La televisión es una constante no sólo en su ópera prima. Es la ventana que deforma y limita la percepción de la realidad de la burguesía enajenada con su propia imagen. Nada más claustrofóbico y distorsionado que medir el mundo en pulgadas. “A veces me pregunto qué pasaría si tuviéramos un monitor en lugar de cabeza donde pudiéramos ver nuestros pensamientos”, dice uno de los personajes. Nada. Sólo ruido.
El séptimo continente
Suicide would save one’s honour
J.M. Coetzee
Habría que estudiar la obra de este director a partir de sus niños que como esponjas absorben la maldad de la sociedad en la que habitan, y que, a la menor provocación, expulsan la misma ponzoña. Su análisis nos remitiría a las semillas de algunos de sus temas recurrentes en toda su obra, ensayados también en The Seventh Continent: la vergüenza y, su manifestación interior, la culpa; también, sus peores consecuencias, la incomunicación, la incapacidad de pedir perdón, el aislamiento.
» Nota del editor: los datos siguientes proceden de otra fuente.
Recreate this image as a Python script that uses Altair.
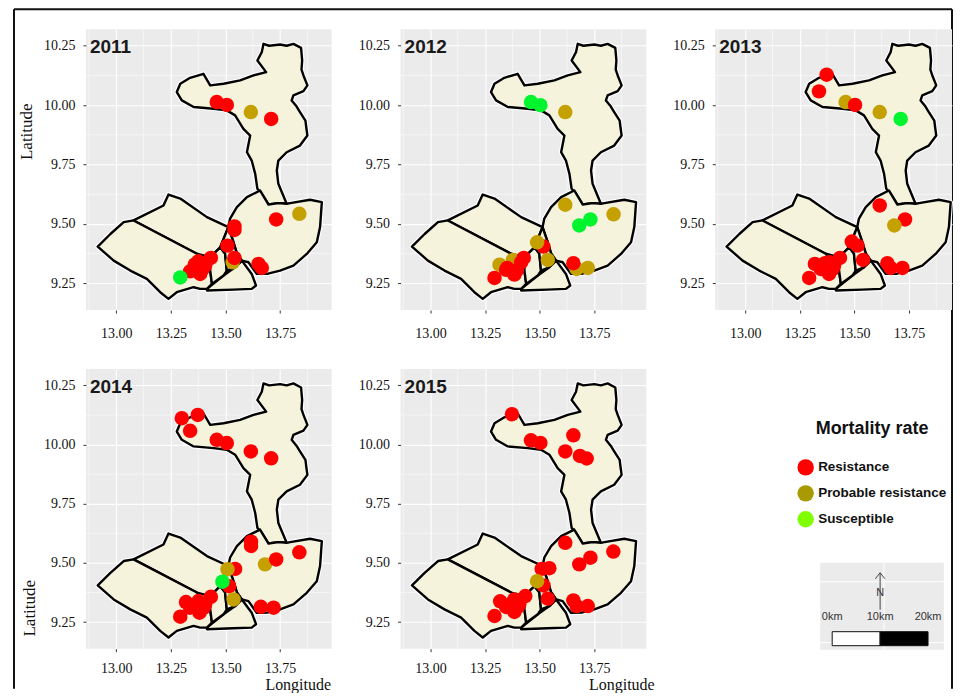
import altair as alt
import pandas as pd

STATUS = ["Resistance", "Probable resistance", "Susceptible"]
R, P, S = STATUS

# Local-government outlines as (lon, lat)
north = [(13.674,10.258),(13.700,10.250),(13.750,10.255),(13.780,10.250),(13.811,10.258),(13.846,10.241),(13.851,10.188),(13.848,10.150),(13.857,10.125),(13.875,10.083),(13.857,10.059),(13.811,10.041),(13.803,10.020),(13.825,9.995),(13.841,9.971),(13.866,9.935),(13.870,9.905),(13.875,9.872),(13.841,9.830),(13.780,9.802),(13.742,9.767),(13.735,9.725),(13.742,9.669),(13.780,9.585),(13.742,9.588),(13.697,9.582),(13.666,9.627),(13.646,9.648),(13.636,9.711),(13.620,9.767),(13.598,9.802),(13.613,9.872),(13.582,9.900),(13.544,9.957),(13.506,9.978),(13.445,9.985),(13.354,9.992),(13.300,10.020),(13.277,10.055),(13.293,10.090),(13.338,10.115),(13.399,10.132),(13.430,10.083),(13.491,10.090),(13.567,10.104),(13.628,10.125),(13.686,10.139),(13.646,10.188),(13.666,10.223)]
east = [(13.658,9.641),(13.598,9.613),(13.552,9.571),(13.521,9.523),(13.513,9.487),(13.534,9.430),(13.552,9.376),(13.575,9.346),(13.605,9.339),(13.643,9.290),(13.695,9.291),(13.750,9.304),(13.811,9.325),(13.872,9.374),(13.918,9.423),(13.933,9.487),(13.941,9.592),(13.887,9.602),(13.796,9.588),(13.780,9.585),(13.742,9.588),(13.697,9.582)]
south = [(13.415,9.227),(13.491,9.283),(13.544,9.318),(13.575,9.346),(13.620,9.290),(13.640,9.241),(13.620,9.227),(13.536,9.224),(13.415,9.220)]
northwest = [(13.079,9.515),(13.216,9.578),(13.239,9.624),(13.293,9.607),(13.415,9.529),(13.513,9.487),(13.476,9.402),(13.430,9.360),(13.369,9.375)]
southwest = [(12.915,9.405),(12.973,9.458),(13.034,9.508),(13.079,9.515),(13.369,9.375),(13.430,9.304),(13.438,9.248),(13.415,9.227),(13.384,9.227),(13.354,9.234),(13.277,9.213),(13.239,9.185),(13.201,9.213),(13.140,9.269),(13.064,9.304),(12.988,9.346)]
middle = [(13.476,9.402),(13.498,9.376),(13.506,9.304),(13.491,9.283),(13.438,9.248),(13.430,9.304),(13.430,9.360)]
sliver = [(13.476,9.402),(13.513,9.487),(13.534,9.430),(13.552,9.376),(13.575,9.346),(13.544,9.318),(13.506,9.304),(13.498,9.376)]
OUTLINES = {"north": north, "east": east, "south": south, "northwest": northwest, "southwest": southwest, "middle": middle, "sliver": sliver}

# Sites per year, in drawing order: (lon, lat, status)
sites_2011 = [(13.533,9.339,P),(13.616,9.971,P),(13.838,9.543,P),(13.460,10.013,R),(13.506,10.001,R),(13.709,9.942,R),(13.732,9.519,R),(13.541,9.475,R),(13.541,9.490,R),(13.509,9.409,R),(13.541,9.357,R),(13.651,9.332,R),(13.666,9.315,R),(13.338,9.301,R),(13.376,9.343,R),(13.384,9.290,R),(13.407,9.325,R),(13.433,9.357,R),(13.369,9.311,R),(13.395,9.310,R),(13.360,9.330,R),(13.293,9.275,S)]
sites_2012 = [(13.617,9.971,P),(13.617,9.581,P),(13.838,9.541,P),(13.669,9.311,P),(13.720,9.315,P),(13.316,9.329,P),(13.377,9.349,P),(13.517,9.405,R),(13.488,9.423,P),(13.537,9.349,P),(13.654,9.335,R),(13.293,9.273,R),(13.351,9.315,R),(13.346,9.307,R),(13.384,9.287,R),(13.415,9.339,R),(13.427,9.357,R),(13.395,9.305,R),(13.460,10.013,S),(13.503,10.000,S),(13.681,9.494,S),(13.732,9.519,S)]
sites_2013 = [(13.373,10.128,R),(13.338,10.058,R),(13.460,10.013,P),(13.503,10.001,R),(13.616,9.971,P),(13.712,9.942,S),(13.616,9.578,R),(13.732,9.519,R),(13.683,9.494,P),(13.488,9.426,R),(13.514,9.409,R),(13.540,9.349,R),(13.651,9.335,R),(13.666,9.315,R),(13.720,9.315,R),(13.293,9.273,R),(13.319,9.332,R),(13.346,9.311,R),(13.384,9.339,R),(13.384,9.290,R),(13.407,9.325,R),(13.434,9.357,R),(13.361,9.311,R),(13.400,9.310,R),(13.365,9.335,R)]
sites_2014 = [(13.300,10.111,R),(13.373,10.125,R),(13.338,10.058,R),(13.460,10.020,R),(13.506,10.006,R),(13.616,9.971,R),(13.709,9.942,R),(13.617,9.590,R),(13.617,9.572,R),(13.681,9.494,P),(13.732,9.515,R),(13.838,9.545,R),(13.544,9.475,R),(13.517,9.402,R),(13.662,9.315,R),(13.720,9.311,R),(13.293,9.273,R),(13.319,9.335,R),(13.338,9.311,R),(13.376,9.339,R),(13.381,9.290,R),(13.407,9.325,R),(13.433,9.357,R),(13.360,9.320,R),(13.400,9.310,R),(13.509,9.473,P),(13.537,9.346,P),(13.486,9.421,S)]
sites_2015 = [(13.373,10.128,R),(13.460,10.018,R),(13.503,10.007,R),(13.654,10.039,R),(13.617,9.971,R),(13.684,9.952,R),(13.715,9.941,R),(13.617,9.585,R),(13.837,9.548,R),(13.732,9.522,R),(13.681,9.494,R),(13.544,9.478,R),(13.509,9.475,R),(13.517,9.405,R),(13.537,9.349,R),(13.654,9.342,R),(13.669,9.318,R),(13.720,9.318,R),(13.293,9.276,R),(13.319,9.338,R),(13.346,9.314,R),(13.384,9.346,R),(13.384,9.293,R),(13.407,9.328,R),(13.434,9.360,R),(13.365,9.325,R),(13.400,9.315,R),(13.488,9.423,P)]

X_TICKS = [13.00, 13.25, 13.50, 13.75]
Y_TICKS = [9.25, 9.50, 9.75, 10.00, 10.25]
X_MINOR = [12.875, 13.125, 13.375, 13.625, 13.875]
Y_MINOR = [9.375, 9.625, 9.875, 10.125]
Y_DOMAIN = [9.138, 10.319]

MAP_COLORS = ["#ff0000", "#c4a000", "#00f52e"]
LEG_COLORS = ["#ff0000", "#a89a00", "#80ff00"]
PANEL_BG = "#ebebeb"
LAND = "#f5f3dc"
SERIF = "Liberation Serif"
SANS = "Liberation Sans"

outline_df = pd.DataFrame(
    [{"lon": p[0], "lat": p[1], "name": n, "seq": i}
     for n, pts in OUTLINES.items() for i, p in enumerate(pts)]
)


def panel(year, sites, width, height, x_domain, lat_title=None, lon_title=None, border=False, x_pad=13):
    xs = alt.Scale(domain=x_domain, nice=False, zero=False)
    ys = alt.Scale(domain=Y_DOMAIN, nice=False, zero=False)
    y_axis = dict(values=Y_TICKS, format=".2f", grid=True, gridColor="white", gridWidth=1.1,
                  domain=False, tickColor="#333333", tickSize=3, labelFont=SERIF,
                  labelFontSize=14, labelColor="#111111", labelPadding=8)
    x_axis = dict(values=X_TICKS, format=".2f", grid=True, gridColor="white", gridWidth=1.1,
                  domain=False, tickColor="#333333", tickSize=3, labelFont=SERIF,
                  labelFontSize=14, labelColor="#111111", labelPadding=x_pad)
    y_title = None
    if lat_title is not None:
        y_axis.update(titleFont=SERIF, titleFontSize=17, titleFontWeight="normal", titleColor="#111111",
                      titleX=lat_title[0], titleY=lat_title[1], titleAngle=270, titleBaseline="middle", titleAlign="center")
        y_title = "Latitude"
    x_title = None
    if lon_title is not None:
        x_axis.update(titleFont=SERIF, titleFontSize=16, titleFontWeight="normal", titleColor="#111111",
                      titleX=lon_title[0], titleY=lon_title[1], titleBaseline="middle", titleAlign="center")
        x_title = "Longitude"
    xax = alt.Axis(title=x_title, **x_axis)
    yax = alt.Axis(title=y_title, **y_axis)

    points_df = pd.DataFrame(sites, columns=["lon", "lat", "status"])
    points_df["ord"] = range(len(points_df))

    minor_x = alt.Chart(pd.DataFrame({"lon": X_MINOR})).mark_rule(color="white", strokeWidth=0.5).encode(
        x=alt.X("lon:Q", scale=xs, axis=xax))
    minor_y = alt.Chart(pd.DataFrame({"lat": Y_MINOR})).mark_rule(color="white", strokeWidth=0.5).encode(
        y=alt.Y("lat:Q", scale=ys, axis=yax))
    halo = alt.Chart(outline_df).mark_line(
        stroke="white", strokeWidth=4.6, interpolate="linear-closed", strokeJoin="round"
    ).encode(
        x=alt.X("lon:Q", scale=xs, axis=xax),
        y=alt.Y("lat:Q", scale=ys, axis=yax),
        detail="name:N",
        order="seq:Q",
    )
    land = alt.Chart(outline_df).mark_line(
        fill=LAND, stroke="black", strokeWidth=2.4, interpolate="linear-closed", strokeJoin="round"
    ).encode(
        x=alt.X("lon:Q", scale=xs, axis=xax),
        y=alt.Y("lat:Q", scale=ys, axis=yax),
        detail="name:N",
        order="seq:Q",
    )
    pts = alt.Chart(points_df).mark_point(filled=True, opacity=1, size=210).encode(
        x=alt.X("lon:Q", scale=xs, axis=xax),
        y=alt.Y("lat:Q", scale=ys, axis=yax),
        order="ord:Q",
        color=alt.Color("status:N", scale=alt.Scale(domain=STATUS, range=MAP_COLORS), legend=None),
    )
    label = alt.Chart(pd.DataFrame({"t": [str(year)]})).mark_text(
        font=SANS, fontSize=19, fontWeight="bold", color="#1a1a1a", align="left", baseline="middle"
    ).encode(text="t:N", x=alt.value(4), y=alt.value(18))
    layers = [minor_x, minor_y, halo, land, pts, label]
    if border:
        layers += [
            alt.Chart(pd.DataFrame({"a": [0]})).mark_rule(color="#111111", strokeWidth=2).encode(
                x=alt.value(-72), y=alt.value(-20), y2=alt.value(660)),
            alt.Chart(pd.DataFrame({"a": [0]})).mark_rule(color="#111111", strokeWidth=2).encode(
                x=alt.value(-72), x2=alt.value(867), y=alt.value(-20)),
            alt.Chart(pd.DataFrame({"a": [0]})).mark_rule(color="#111111", strokeWidth=2).encode(
                x=alt.value(867), y=alt.value(-20), y2=alt.value(660)),
        ]
    return alt.layer(*layers).properties(
        width=width, height=height, view=alt.ViewBackground(fill=PANEL_BG, stroke=None))


# Legend + scale-bar panel (x in km along the bar, y in panel units from the top)
KM_LABELS = ["0km", "10km", "20km"]
KM_VALUES = [0, 10, 20]
km_x = alt.Scale(domain=[-24.4, 25.0], nice=False, zero=False)
unit_y = alt.Scale(domain=[280, 0], nice=False, zero=False)
NOAX = dict(axis=None)


def legend_panel():
    xe = lambda f: alt.X(f, scale=km_x, **NOAX)
    ye = lambda f: alt.Y(f, scale=unit_y, **NOAX)
    key = alt.Chart(pd.DataFrame({"status": STATUS, "k": [0, 0, 0], "u": [230, 230, 230]})).mark_point(
        filled=True, opacity=0).encode(
        x=xe("k:Q"), y=ye("u:Q"),
        color=alt.Color("status:N", sort=STATUS, scale=alt.Scale(domain=STATUS, range=LEG_COLORS),
                        legend=alt.Legend(
                            title="Mortality rate", orient="none", legendX=82, legendY=51,
                            titleFont=SANS, titleFontSize=18, titleFontWeight="bold", titleColor="#111111",
                            titleAnchor="middle", titlePadding=21, titleLimit=300,
                            labelFont=SANS, labelFontSize=13.5, labelFontWeight="bold", labelColor="#111111",
                            labelLimit=300, labelOffset=4,
                            symbolType="circle", symbolSize=270, symbolOpacity=1, symbolStrokeWidth=0,
                            rowPadding=9)),
    )
    bg = alt.Chart(pd.DataFrame({"a": [-2.5], "b": [23.3], "t": [194], "d": [281]})).mark_rect(color="#ebebeb").encode(
        x=xe("a:Q"), x2="b:Q", y=ye("t:Q"), y2="d:Q")
    gh = alt.Chart(pd.DataFrame({"a": [-2.5, -2.5], "b": [23.3, 23.3], "u": [213, 274]})).mark_rule(color="white", strokeWidth=1).encode(
        x=xe("a:Q"), x2="b:Q", y=ye("u:Q"))
    gv = alt.Chart(pd.DataFrame({"a": [10.8], "t": [194], "d": [281]})).mark_rule(color="white", strokeWidth=1).encode(
        x=xe("a:Q"), y=ye("t:Q"), y2="d:Q")
    stem = alt.Chart(pd.DataFrame({"a": [10], "t": [204], "d": [241]})).mark_rule(color="#444444", strokeWidth=1).encode(
        x=xe("a:Q"), y=ye("t:Q"), y2="d:Q")
    head = alt.Chart(pd.DataFrame({"k": [9.0, 10.0, 11.0], "u": [210, 204, 210], "s": [0, 1, 2]})).mark_line(
        color="#444444", strokeWidth=1).encode(x=xe("k:Q"), y=ye("u:Q"), order="s:Q")
    north_t = alt.Chart(pd.DataFrame({"k": [10], "u": [224], "t": ["N"]})).mark_text(
        font=SANS, fontSize=11, color="#333333").encode(x=xe("k:Q"), y=ye("u:Q"), text="t:N")
    km_t = alt.Chart(pd.DataFrame({"k": KM_VALUES, "u": [248, 248, 248], "t": KM_LABELS})).mark_text(
        font=SANS, fontSize=11, color="#333333").encode(x=xe("k:Q"), y=ye("u:Q"), text="t:N")
    bar = alt.Chart(pd.DataFrame({"a": [0, 10], "b": [10, 20], "c": ["w", "k"], "t": [263, 263], "d": [277, 277]})).mark_rect(
        stroke="#111111", strokeWidth=1).encode(
        x=xe("a:Q"), x2="b:Q", y=ye("t:Q"), y2="d:Q",
        fill=alt.Fill("c:N", scale=alt.Scale(domain=["w", "k"], range=["white", "black"]), legend=None))
    return alt.layer(key, bg, gh, gv, stem, head, north_t, km_t, bar).properties(
        width=237, height=280, view=alt.ViewBackground(fill=None, stroke=None)
    ).resolve_scale(color="independent", fill="independent")


chart = alt.concat(
    panel(2011, sites_2011, 246, 281, [12.861, 13.986], lat_title=(-59, 102), border=True),
    panel(2012, sites_2012, 246, 281, [12.863, 13.988]),
    panel(2013, sites_2013, 237, 281, [12.863, 13.947]),
    panel(2014, sites_2014, 246, 280, [12.861, 13.986], lat_title=(-56, 239), lon_title=(212, 36), x_pad=10),
    panel(2015, sites_2015, 246, 280, [12.863, 13.988], lon_title=(221, 36), x_pad=10),
    legend_panel(),
    columns=3,
    spacing={"row": 59, "column": 69},
    bounds="flush",
).properties(padding={"left": 5, "top": 0, "right": 0, "bottom": 0}, background="white")

chart.save("out.html", embed_options={"renderer": "svg", "actions": False})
Eva es la niña de este filme, pero a pesar de su edad y de sus enormes y hermosos ojos, no recibe un tratamiento especial. La cámara no le hace ninguna concesión. De hecho, el primer indicio de conflicto en la película se da cuando Eva finge ceguera en la escuela. Con una trampa, su maestra la obliga a delatar su engaño, exponiéndola ante sus compañeros. Cuando su madre, oftalmóloga, la confronta, la niña miente y niega lo que ha sucedido. Anna se ablanda y vuelve a interrogarla, Eva confiesa su crimen y, sin que le pidan razones, recibe, a cambio, no una explicación ni una lección sino, una bofetada. Más adelante, como todos los días antes de dormir, reza; le pide a Dios que la haga buena para poderse ir al cielo. Pero sus rezos no borran la culpa que siente. Aislada, incapaz de entender lo que sucede, Eva imita el ritmo monótono de sus padres día a día hasta mimetizar sus deseos con los de ellos. Ella, lo dice, también quiere morir.
Con la misma metodicidad con la que sus padres destruyen discos, ella destruye sus posesiones, sus libros para colorear, sus dibujos. Su último ápice de inocencia se va con la destrucción del acuario, cuando los peces que diariamente alimentaba mueren en el piso de su sala. Después de eso, la cronología de eventos continúa con la acostumbrada indiferencia hasta la oración antes de cerrar los ojos. Esta vez el gesto es tétrico. Eva pide a Dios que la haga buena pero, lo sabemos, ningún rezo cambiará su destino, creer no es suficiente. Para Haneke nadie es inocente. Que no se confunda esto con soberbia, el arte es otra forma de expiación.